14 Sep 2011
Quote: The Sovereignty of God
One of the things that first got me thinking seriously about the sovereignty of God was an incident in a college Sunday School class, in a Southern Baptist Church, in Durant, OK, where I had a Sunday school teacher who hated Calvinism with a passion and wasted no opportunity to make an argument against the sovereignty of God. And his continual emphasis on the subject got me thinking about it a lot.
Then one Sunday, while this guy was taking prayer requests, a girl in the class raised her hand and asked, “Should we really be praying for our lost relatives? It seems like it’s a wasted effort to pray to God for their salvation if He can’t do any more than He has already done to save them.”
I vividly remember the look on the face of this Sunday School teacher. This was clearly a question that had never occurred to him. So he thought about it for a moment, and you could see the wheels in his head turning while he tried to think of a good reason to pray for the salvation of the lost. And finally, he said, “Well, yeah, I guess you’re right.” From that Sunday on, he never accepted any more prayer requests for people’s lost loved-ones.

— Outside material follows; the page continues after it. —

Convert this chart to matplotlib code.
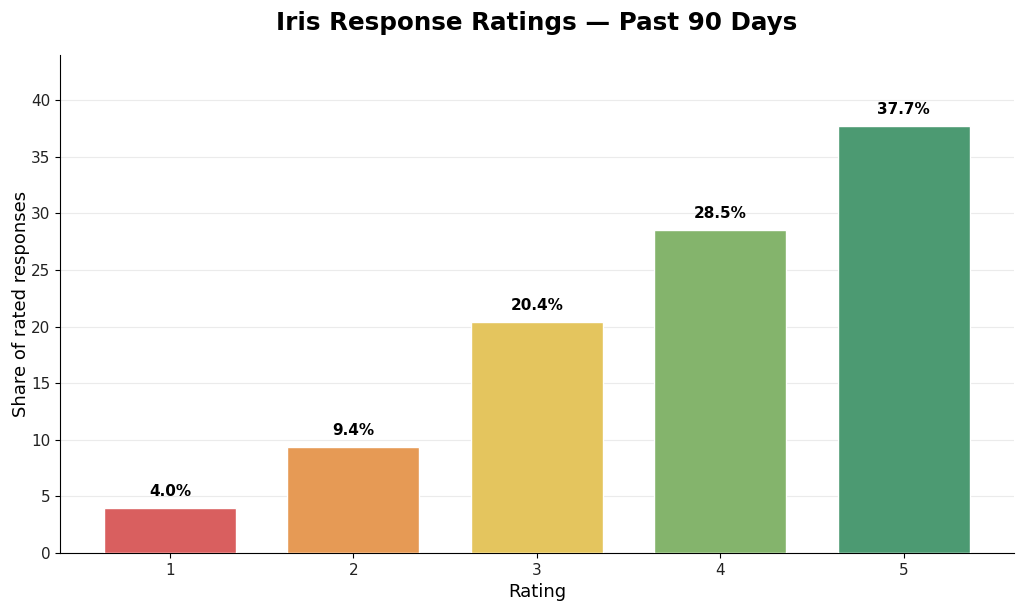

That just didn’t seem quite right to me. I had just done a Bible study in Romans 10:1, where Paul says, “Brethren, my heart’s desire and prayer to God for Israel is that they may be saved.” Not only that, I began to wonder why we should pray about anything in the realm of human relationships if God never intrudes on the sanctity of human free will. You know: Why should I pray for God to move my English teacher to look favorably on my work when she graded my paper if she is ultimately sovereign over her own heart?